Commercialization would not have been possible without the MCH dehydrogenation catalyst, which Chiyoda has been developing since 2002. “The most important issue for the development of this technology is the high stability of the catalyst,” says Fuyuki Yagi, Chiyoda’s director of R&D.
Yagi explains that conventional MCH dehydrogenation catalysts have low activity and low lifetimes—only about several hundred hours of operation—because of coke buildup. The Chiyoda catalyst, which is based on platinum particles on alumina supports, is 100 times as active as other catalysts and can run continuously for over 2 years, Yagi says.

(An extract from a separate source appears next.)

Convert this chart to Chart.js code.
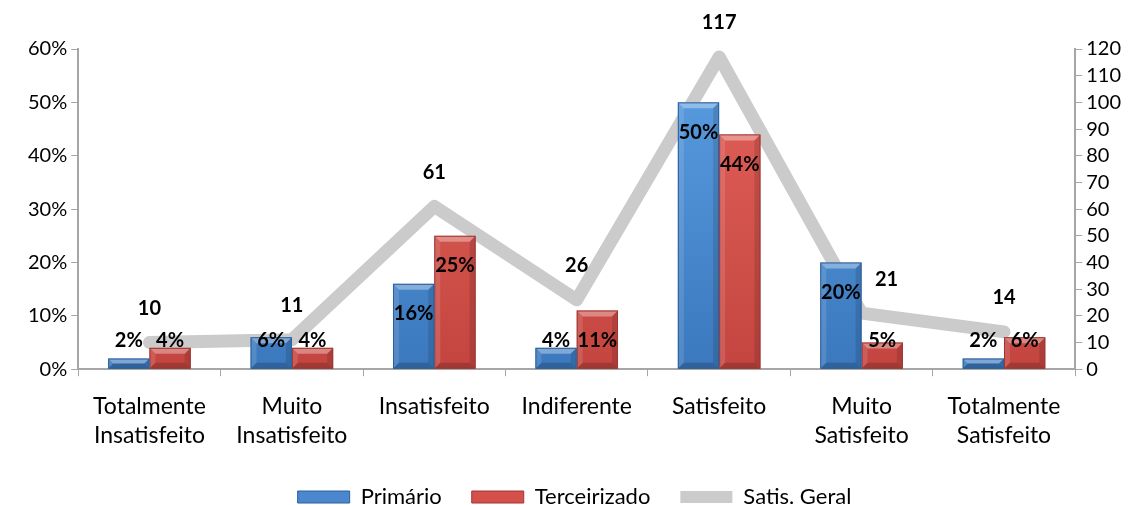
<!DOCTYPE html>
<html>
<head>
<meta charset="utf-8">
<script src="https://cdn.jsdelivr.net/npm/chart.js@4"></script>
<style>
  html, body { margin: 0; padding: 0; background: #fff; }
  #wrap { position: relative; width: 1129px; height: 505px; }
</style>
</head>
<body>
<div id="wrap"><canvas id="chart"></canvas></div>
<script>
// chart data
const categories = [
  ['Totalmente', 'Insatisfeito'],
  ['Muito', 'Insatisfeito'],
  'Insatisfeito',
  'Indiferente',
  'Satisfeito',
  ['Muito', 'Satisfeito'],
  ['Totalmente', 'Satisfeito']
];
const primario = [2, 6, 16, 4, 50, 20, 2];
const terceirizado = [4, 4, 25, 11, 44, 5, 6];
const satisGeral = [10, 11, 61, 26, 117, 21, 14];

const FONT = 'Lato, "Open Sans", sans-serif';
const AXIS = '#a6a6a6';

// vertical shading like the office bevel bars
function shade(top, bottom, flat) {
  return ctx => {
    const area = ctx.chart.chartArea;
    if (!area) return flat;
    const g = ctx.chart.ctx.createLinearGradient(0, area.top, 0, area.bottom);
    g.addColorStop(0, top);
    g.addColorStop(1, bottom);
    return g;
  };
}

// bevel look on the bars + value labels
const bevelPlugin = {
  id: 'bevel',
  afterDatasetDraw(chart, args) {
    const ds = chart.data.datasets[args.index];
    if (ds.type === 'line') return;
    const ctx = chart.ctx;
    ctx.save();
    args.meta.data.forEach(el => {
      const x0 = el.x - el.width / 2, x1 = el.x + el.width / 2;
      const y0 = el.y, y1 = el.base;
      const b = Math.min(6, (y1 - y0) / 2);
      ctx.fillStyle = 'rgba(255,255,255,0.35)';
      ctx.beginPath();
      ctx.moveTo(x0, y0); ctx.lineTo(x1, y0); ctx.lineTo(x1 - b, y0 + b); ctx.lineTo(x0 + b, y0 + b);
      ctx.closePath(); ctx.fill();
      ctx.fillStyle = 'rgba(255,255,255,0.12)';
      ctx.beginPath();
      ctx.moveTo(x0, y0); ctx.lineTo(x0 + b, y0 + b); ctx.lineTo(x0 + b, y1 - b); ctx.lineTo(x0, y1);
      ctx.closePath(); ctx.fill();
      ctx.fillStyle = 'rgba(0,0,0,0.12)';
      ctx.beginPath();
      ctx.moveTo(x1, y0); ctx.lineTo(x1 - b, y0 + b); ctx.lineTo(x1 - b, y1 - b); ctx.lineTo(x1, y1);
      ctx.closePath(); ctx.fill();
      ctx.fillStyle = 'rgba(0,0,0,0.18)';
      ctx.beginPath();
      ctx.moveTo(x0, y1); ctx.lineTo(x1, y1); ctx.lineTo(x1 - b, y1 - b); ctx.lineTo(x0 + b, y1 - b);
      ctx.closePath(); ctx.fill();
      ctx.strokeStyle = ds.borderColor;
      ctx.lineWidth = 1;
      ctx.strokeRect(x0 + 0.5, y0 + 0.5, el.width - 1, y1 - y0 - 1);
    });
    ctx.restore();
  },
  afterDatasetsDraw(chart) {
    const ctx = chart.ctx;
    ctx.save();
    ctx.font = 'bold 20px ' + FONT;
    ctx.fillStyle = '#000';
    ctx.textAlign = 'center';
    ctx.textBaseline = 'middle';
    chart.data.datasets.forEach((ds, di) => {
      const meta = chart.getDatasetMeta(di);
      meta.data.forEach((el, i) => {
        if (ds.type === 'line') {
          const shift = i === 5 ? 25 : 0;
          ctx.fillText(ds.data[i], el.x + shift, el.y - 34);
        } else {
          const y = Math.min(el.y + 30, el.base - 28);
          ctx.fillText(ds.data[i] + '%', el.x, y);
        }
      });
    });
    ctx.restore();
  }
};

new Chart(document.getElementById('chart'), {
  data: {
    labels: categories,
    datasets: [
      {
        type: 'bar', label: 'Primário', data: primario, yAxisID: 'y', order: 1,
        backgroundColor: shade('#5c9fe3', '#3b78bd', '#4a87cf'), borderColor: '#2d5f98', borderWidth: 0,
        barPercentage: 1, categoryPercentage: 0.58
      },
      {
        type: 'bar', label: 'Terceirizado', data: terceirizado, yAxisID: 'y', order: 1,
        backgroundColor: shade('#e4625c', '#c4453f', '#d5504a'), borderColor: '#9c3733', borderWidth: 0,
        barPercentage: 1, categoryPercentage: 0.58
      },
      {
        type: 'line', label: 'Satis. Geral', data: satisGeral, yAxisID: 'y2', order: 2,
        borderColor: '#cbcbcb', backgroundColor: '#cbcbcb', borderWidth: 13,
        pointRadius: 0, tension: 0, borderJoinStyle: 'round', borderCapStyle: 'round'
      }
    ]
  },
  options: {
    responsive: true,
    maintainAspectRatio: false,
    animation: false,
    layout: { padding: { top: 49, left: 24, right: 4, bottom: -13 } },
    plugins: {
      tooltip: { enabled: false },
      legend: {
        position: 'bottom',
        labels: {
          font: { family: FONT, size: 22 },
          color: '#000',
          boxWidth: 52, boxHeight: 12, padding: 30,
          generateLabels(chart) {
            return chart.data.datasets.map((ds, i) => ({
              text: ds.label,
              fillStyle: ds.type === 'line' ? '#cbcbcb' : (i === 0 ? '#4a87cf' : '#d5504a'),
              strokeStyle: ds.type === 'line' ? '#cbcbcb' : ds.borderColor,
              lineWidth: ds.type === 'line' ? 0 : 1,
              fontColor: '#000',
              datasetIndex: i
            }));
          }
        }
      }
    },
    scales: {
      x: {
        offset: true,
        grid: { display: true, offset: true, drawOnChartArea: false, color: AXIS, tickLength: 7 },
        border: { color: AXIS, width: 2 },
        ticks: { color: '#000', font: { family: FONT, size: 23, lineHeight: 1.3 }, maxRotation: 0, autoSkip: false, padding: 15 },
        afterFit(scale) { scale.height -= 10; }
      },
      y: {
        position: 'left', min: 0, max: 60,
        grid: { drawOnChartArea: false, color: AXIS, tickLength: 7 },
        border: { color: AXIS, width: 2 },
        ticks: { stepSize: 10, autoSkip: false, color: '#000', font: { family: FONT, size: 20 }, padding: 4, callback: v => v + '%' }
      },
      y2: {
        position: 'right', min: 0, max: 120,
        grid: { drawOnChartArea: false, color: AXIS, tickLength: 7 },
        border: { color: AXIS, width: 2 },
        ticks: { stepSize: 10, autoSkip: false, color: '#000', font: { family: FONT, size: 20 }, padding: 4 }
      }
    }
  },
  plugins: [bevelPlugin]
});
</script>
</body>
</html>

Eneos, the oil refiner, is developing innovative chemistry that might reduce the cost of forming MCH. The firm reacts water and toluene together in an electrochemical cell to produce MCH, circumventing water electrolysis, as well as the hydrogen tanks and handling required for conventional MCH production.
Related: Case study 1: Turning hydrogen into a liquid vehicle fuel
Working with Chiyoda and Queensland University of Technology, Eneos has demonstrated electrolyzers with 2 kW of power. Eneos plans to demonstrate a 150 kW electrolyzer this year and aims for a 5 MW electrolyzer by 2025.
In the meantime, Eneos is rolling out collaborations using conventional MCH synthesis. It launched a study with the Malaysian oil company Petronas to load MCH with hydrogen from Petronas’s petrochemical plants and ship it to Japan. With ADNOC and Mitsui & Co., it plans to ship 50,000 t per year of hydrogen in MCH from Abu Dhabi to Japan.
These companies are betting that even if ammonia gets the starring role in the hydrogen economy, LOHCs will play a supporting one. “We think ammonia is a very important option, but it is not superperfect,” Chiyoda’s Ikeda says. “That is why MCH can also be covered and coexist.”